Naturally, Defiance were not the only combo that fell victim to its own diluted sounds. But compared with their idols, they had another significant problem: their song-writing skills left wide room for improvement. Or do you really think that a song like the sleepy and boring title track is a hidden gem in the history of thrash? Despite its short double bass parts, it has nothing to do with the songs of those albums that defined the genre. The endless mid-tempo rhythms of the other tracks appeared as the undertakers of thrash as well. The genre had become an old man who was who was relieved that with the second wave of black metal a new phenomenon was preparing to free him from the role of the most extreme guy in town. Unable to write a catchy chorus and punished with the expressionless vocals of the lead singer, Defiance’s destiny was preordained. Not to mention their inexplicable love for stop-and-go riffs that kill the good ideas one finds in “Dead Silence”.
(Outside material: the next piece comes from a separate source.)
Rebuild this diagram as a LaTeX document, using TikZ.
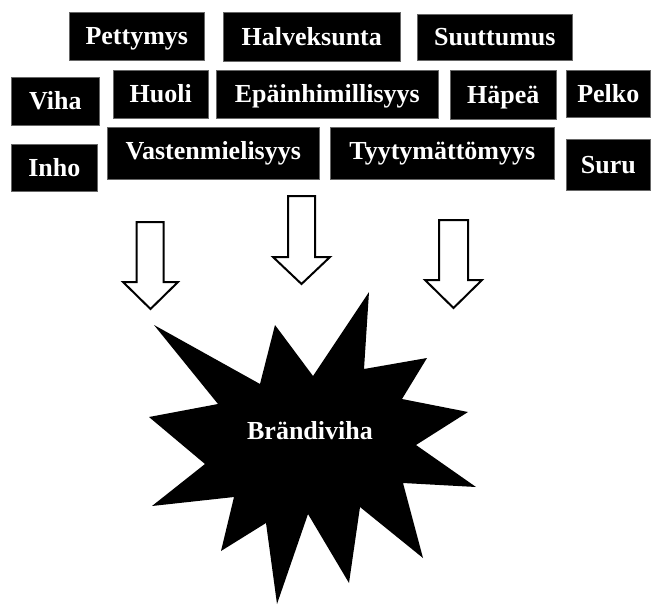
\documentclass[tikz,border=0pt]{standalone}
\usepackage{fontspec}
\setmainfont{Liberation Serif}
\begin{document}
\begin{tikzpicture}[x=1pt,y=-1pt,
  emo/.style={fill=black, draw=black!60, line width=0.6pt, text=white,
    font=\bfseries\fontsize{26}{30}\selectfont, inner sep=0pt,
    text height=17pt, text depth=0pt, anchor=north west},
  hollow/.style={draw=black, line width=2pt, fill=white, line join=miter},
  burst/.style={fill=black},
  burstlabel/.style={text=white, font=\bfseries\fontsize{26}{30}\selectfont,
    inner sep=0pt, text height=17pt, text depth=0pt}
]
\useasboundingbox (0,0) rectangle (652,605);

% emotion boxes, top row
\node[emo, minimum width=135pt, minimum height=48pt] (pet) at (69,12) {Pettymys};
\node[emo, minimum width=177pt, minimum height=49pt] (hal) at (223,12) {Halveksunta};
\node[emo, minimum width=155pt, minimum height=46pt] (suu) at (417,14) {Suuttumus};
% middle row
\node[emo, minimum width=88pt, minimum height=48pt] (vih) at (11,77) {Viha};
\node[emo, minimum width=95pt, minimum height=48pt] (huo) at (113,70) {Huoli};
\node[emo, minimum width=222pt, minimum height=48pt] (epa) at (216,70) {Epäinhimillisyys};
\node[emo, minimum width=106pt, minimum height=49pt] (hap) at (450,70) {Häpeä};
\node[emo, minimum width=84pt, minimum height=47pt] (pel) at (566,70) {Pelko};
% bottom row
\node[emo, minimum width=86pt, minimum height=47pt] (inh) at (11,144) {Inho};
\node[emo, minimum width=212pt, minimum height=52pt, text depth=5pt] (vas) at (107,127) {Vastenmielisyys};
\node[emo, minimum width=224pt, minimum height=52pt, text depth=5pt] (tyy) at (330,127) {Tyytymättömyys};
\node[emo, minimum width=84pt, minimum height=51pt] (sur) at (566,139) {Suru};

% hollow downward block arrows
\draw[hollow] (136.5,222) -- (163.5,222) -- (163.5,282) -- (178,282) -- (150.5,309)
  -- (123,282) -- (136.5,282) -- cycle;
\draw[hollow] (288,196) -- (315,196) -- (315,257) -- (330,257) -- (301.5,284)
  -- (273,257) -- (288,257) -- cycle;
\draw[hollow] (439,220) -- (468,220) -- (468,280) -- (482,280) -- (453.5,308)
  -- (425,280) -- (439,280) -- cycle;

% twelve-pointed burst
\fill[burst] (154,325) -- (260,384) -- (275,325) -- (313,376) -- (369,292)
  -- (364,369) -- (427,358) -- (402,399) -- (468,412) -- (416,445)
  -- (476,487) -- (403,483) -- (423,558) -- (360,507) -- (349,583)
  -- (308,514) -- (277,604) -- (266,523) -- (221,551) -- (234,497)
  -- (152,506) -- (205,464) -- (149,417) -- (218,404) -- cycle;
\node[burstlabel] (brand) at (310,431) {Brändiviha};
\end{tikzpicture}
\end{document}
What is the best we can say concerning the A side? Well, the production is okay. Not very powerful, but its transparency and the guitar sound shape a solid foundation. Too bad that the mix is also the best thing we get during the B side. “Inside Looking Out” is not total shit, but its single parts do not form a coherent, exciting track and the somewhat mechanized vocals are simply awful. But lo and behold, the slow-moving but persistent “The Chosen” surprises with a certain amount of atmosphere and its riffing deserves at least a friendly nod of the head. Too late, too little. The horse has already left the barn and the following “Powertrip” with its embarrassing anti-chorus is nothing but a rude awakening. “Beyond Recognition” sounds to me like the work of a band that has lost its orientation or does thing that it is not convinced of. Maybe the whole thing was just an improvised rehearsal session pressed onto vinyl out of a stupid coincidence. Admittedly, there is nothing wrong with the craftsmanship of the instrumentalists, but nevertheless this album is nothing more than an easy-to-understand explanation why thrash metal urgently needed a time-out.